Thursday, September 18, 2014

Predicting the Existence of Circumbinary Planet Kepler-47d

Predicting a third planet in the Kepler-47 circumbinary system

Authors:

Hinse et al

Abstract:

We have explored the possibility of a third circumbinary planet having a dynamically stable orbit in the Kepler-47 system and producing the single, unexplained transit event (not associated with either the binary star or the two known circumbinary planets) reported in the discovery paper (Orosz et al. 2012). We applied the dynamical mapping MEGNO technique to identify regions in the phase space of the system where this third planet can maintain stable, quasi-periodic orbits. The long-term, Lagrangian stability of the entire 5-body configuration (eclipsing binary + three planets) is confirmed by direct numerical integrations for 10 Myr.
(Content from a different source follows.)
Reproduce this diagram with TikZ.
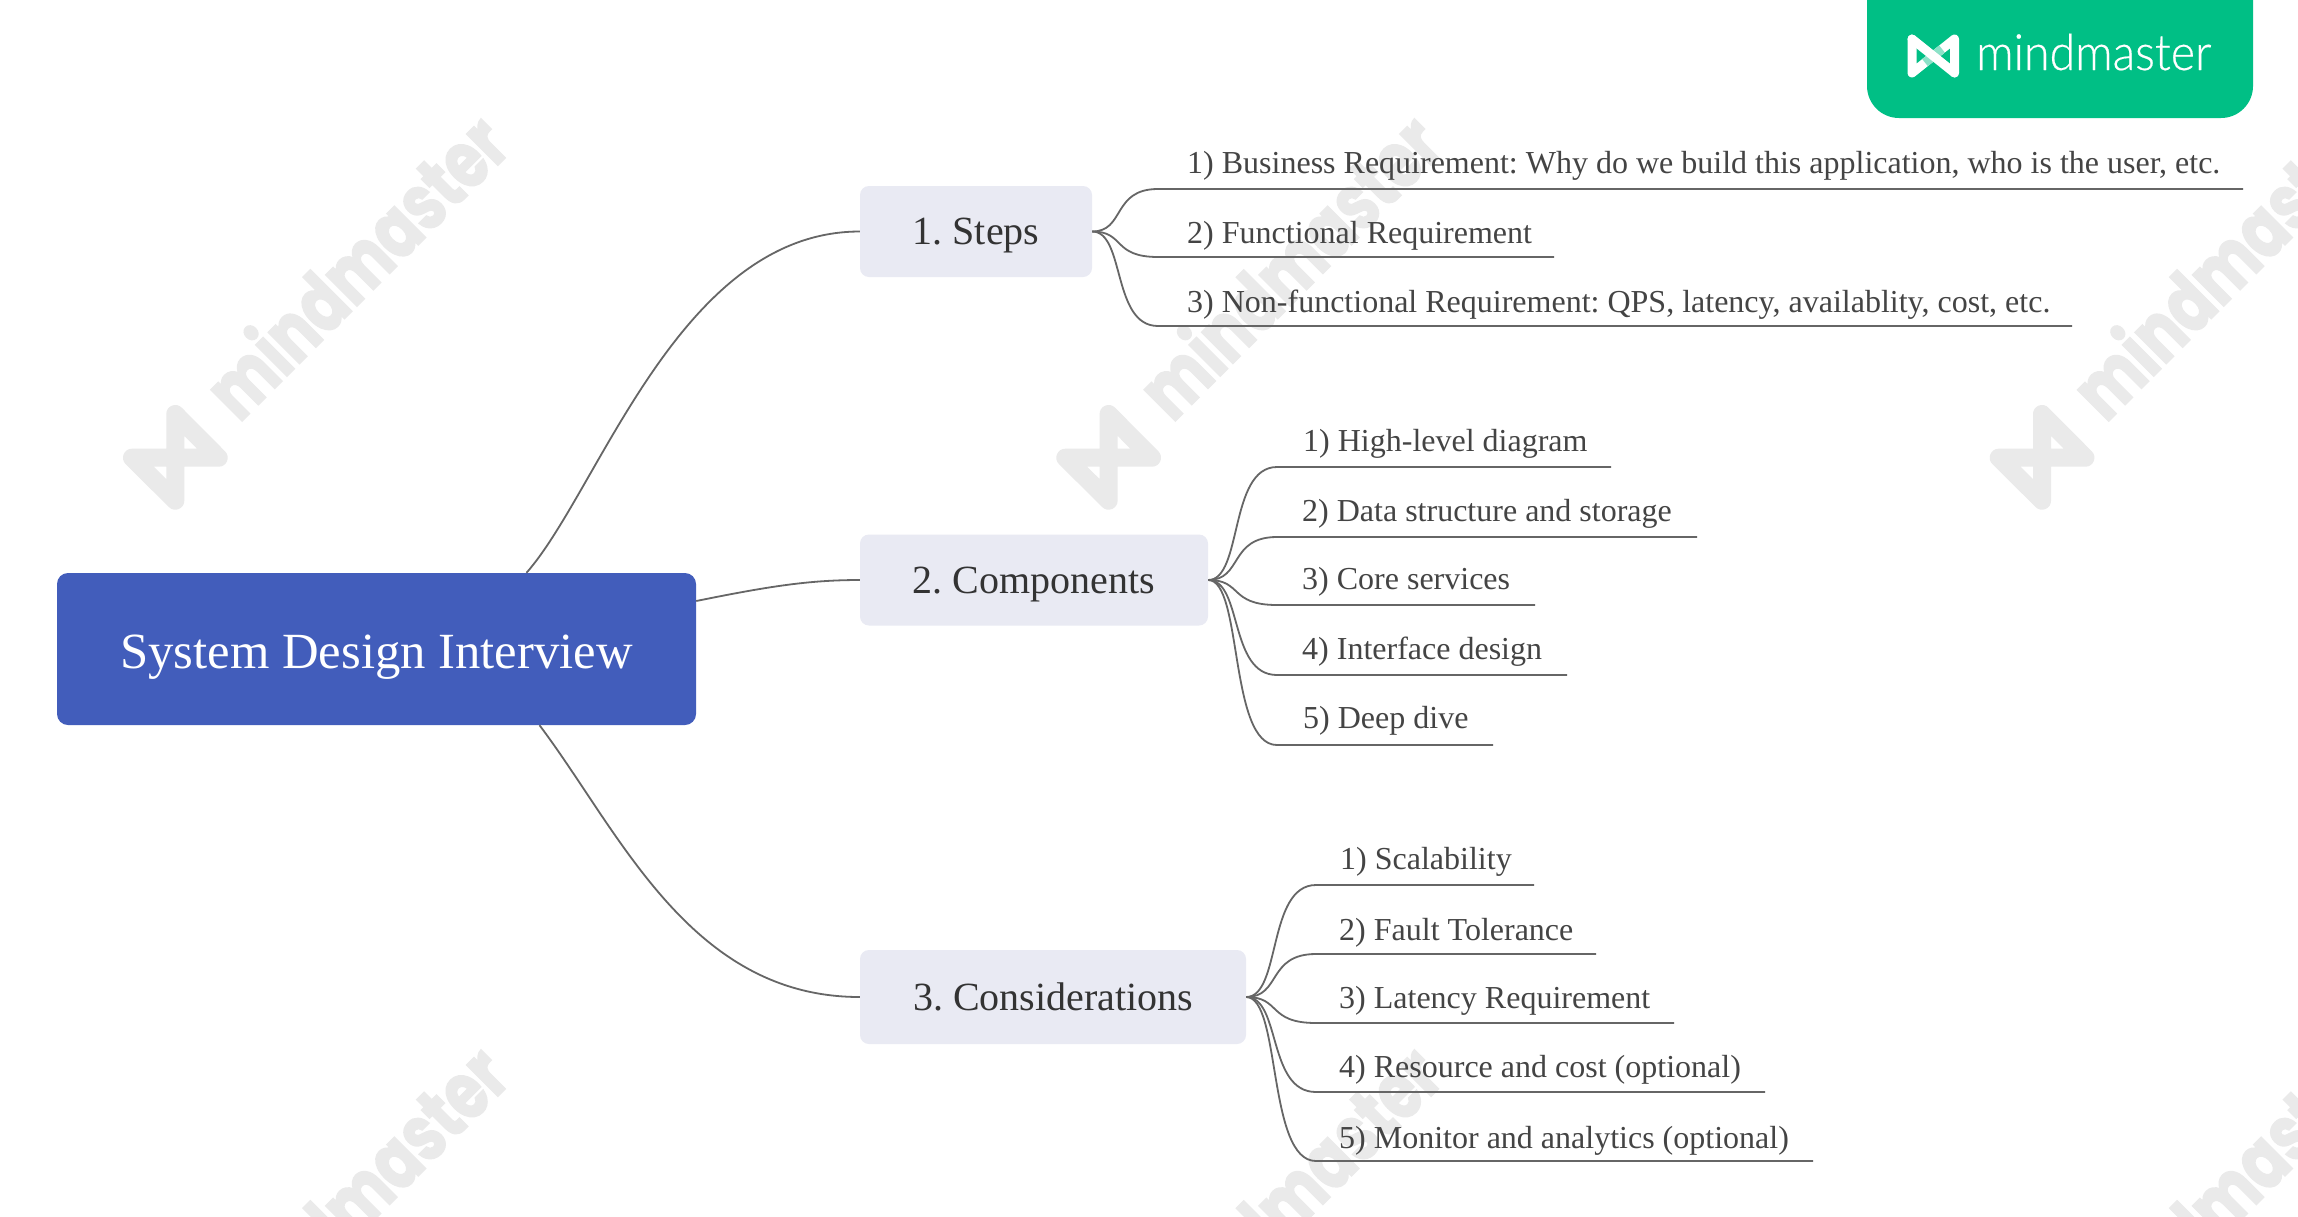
\documentclass[tikz,border=0pt]{standalone}
\usepackage{fontspec}
\setmainfont{Liberation Serif}
\newfontfamily\wmfont[FakeStretch=0.76,FakeBold=2]{Poppins}
\newfontfamily\logofont[FakeStretch=0.93,FakeBold=0.4]{Lato Light}
\frenchspacing
\definecolor{rootblue}{HTML}{425DBB}
\definecolor{boxgray}{HTML}{E9EAF3}
\definecolor{linegray}{HTML}{666666}
\definecolor{leaftext}{HTML}{444444}
\definecolor{subtext}{HTML}{333333}
\definecolor{wmgray}{HTML}{EAEAEA}
\definecolor{brandgreen}{HTML}{00BF85}
\tikzset{
  x=1pt,y=-1pt,
  rootbox/.style={fill=rootblue,text=white,rounded corners=11pt,inner sep=0pt,text height=38.5pt,text depth=0pt,font=\fontsize{50.7}{50.7}\selectfont},
  subbox/.style={fill=boxgray,text=subtext,rounded corners=9pt,inner sep=0pt,text height=26pt,text depth=0pt,font=\fontsize{40}{40}\selectfont},
  leaftxt/.style={anchor=base west,inner sep=0pt,text=leaftext,font=\fontsize{32}{32}\selectfont},
  link/.style={draw=linegray,line width=1.8pt},
  wmk/.pic={
    \draw[wmgray,line width=18pt,line join=round] (0,-43.7) -- (43.4,0) -- (-43.3,0) -- (0,43) -- cycle;
    \node[rotate=45,anchor=base west,inner sep=0pt,text=wmgray,font=\wmfont\bfseries\fontsize{79}{79}\selectfont] at (64,-34) {mindmaster};
  }
}
\newcommand{\leaf}[7]{% name, x text, x curve end, y line, x line end, text rise, text
  \node[leaftxt] (#1) at (#2,#4-#6) {#7};
  \coordinate (#1a) at (#3,#4);
  \coordinate (#1b) at (#5,#4);
}
\newcommand{\branch}[2]{% parent, leaf
  \draw[link] (#1.east) .. controls ([xshift=0.5*(\dxval)]#1.east) and ([xshift=-0.7*(\dxval)]#2a) .. (#2a) -- (#2b);
}
\begin{document}
\begin{tikzpicture}
\useasboundingbox (0,0) rectangle (2298,1216);
\fill[white] (0,0) rectangle (2298,1216);
\begin{scope}
\clip (0,0) rectangle (2298,1216);
\foreach \cx in {175.3,1108.6,2042}
  \foreach \cy in {457.7,1388.7}
    \pic at (\cx,\cy) {wmk};
\end{scope}
% brand badge
\fill[brandgreen,rounded corners=32pt] (1867,-60) rectangle (2253,118);
\draw[white,line width=9pt,line join=round,line cap=round] (1912,39) -- (1912,73) -- (1954.5,39) -- (1954.5,73);
\draw[white!55!brandgreen,line width=9pt] (1925,62.6) -- (1942,49);
\draw[white,line width=9pt,line join=round,line cap=round] (1912,39) -- (1954.5,73);
\node[anchor=base west,inner sep=0pt,text=white,font=\logofont\fontsize{50}{50}\selectfont] (brand) at (1976,70) {mindmaster};
% nodes
\node[rootbox,minimum width=639pt,minimum height=152pt] (root) at (376.5,649) {System Design Interview};
\node[subbox,minimum width=232pt,minimum height=91pt] (steps) at (976,231.5) {1. Steps};
\node[subbox,minimum width=348pt,minimum height=91pt] (comp) at (1034,580) {2. Components};
\node[subbox,minimum width=386pt,minimum height=94pt] (cons) at (1053,997) {3. Considerations};
% leaves
\leaf{sa}{1187}{1158}{189}{2243}{16}{1) Business Requirement: Why do we build this application, who is the user, etc.}
\leaf{sb}{1187}{1158}{257}{1554}{13.5}{2) Functional Requirement}
\leaf{sc}{1187}{1158}{326}{2072}{13.5}{3) Non-functional Requirement: QPS, latency, availablity, cost, etc.}
\leaf{pa}{1303}{1277}{467}{1611}{16}{1) High-level diagram}
\leaf{pb}{1302}{1277}{537}{1697}{16}{2) Data structure and storage}
\leaf{pc}{1302}{1277}{605}{1535}{16}{3) Core services}
\leaf{pd}{1302}{1277}{675}{1567}{16}{4) Interface design}
\leaf{pe}{1303}{1277}{745}{1493}{17}{5) Deep dive}
\leaf{ca}{1340}{1316}{885}{1534}{16}{1) Scalability}
\leaf{cb}{1339}{1316}{954}{1596}{14}{2) Fault Tolerance}
\leaf{cc}{1339}{1316}{1023}{1674}{14.5}{3) Latency Requirement}
\leaf{cd}{1339}{1316}{1092}{1765}{14.5}{4) Resource and cost (optional)}
\leaf{ce}{1339}{1316}{1161}{1813}{13}{5) Monitor and analytics (optional)}
% connectors
\draw[link] ([xshift=150pt]root.north) .. controls +(73,-83) and ([xshift=-180pt]steps.west) .. (steps.west);
\draw[link] ([yshift=48pt]root.east) .. controls +(74,-15) and ([xshift=-50pt]comp.west) .. (comp.west);
\draw[link] ([xshift=163pt]root.south) .. controls +(80,106) and ([xshift=-170pt]cons.west) .. (cons.west);
\def\dxval{66pt}
\foreach \l in {sa,sb,sc}{\branch{steps}{\l}}
\def\dxval{69pt}
\foreach \l in {pa,pb,pc,pd,pe}{\branch{comp}{\l}}
\def\dxval{70pt}
\foreach \l in {ca,cb,cc,cd,ce}{\branch{cons}{\l}}
\end{tikzpicture}
\end{document}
We identified several long-term stable regions between the two confirmed planets, and also an extended region beyond the orbit of the outer planet Kepler-47c. To further constrain the orbit of the hypothetical third planet, we compared the synthetic single transit duration it produces from the ensemble of stable orbits to the measured duration of the unexplained transit event (~4.15 hours). Due to the rich dynamics of the system, different stable orbits of such a hypothetical, third circumbinary planet can produce similar single-transit durations. To remove this degeneracy, we fixed the planet's orbit as circular and use the observed duration of the unexplained transit to analytically place an upper limit of 424 days for the planetary period. Our analysis strongly suggests that, if the yet unexplained single transit event is indeed due to a planetary object, then the most probable orbit for this undetected planet will be between Kepler-47b and Kepler-47c -- a region characterized by low-order mean motion resonances. We present our methodology in details, and discuss the implication of our results.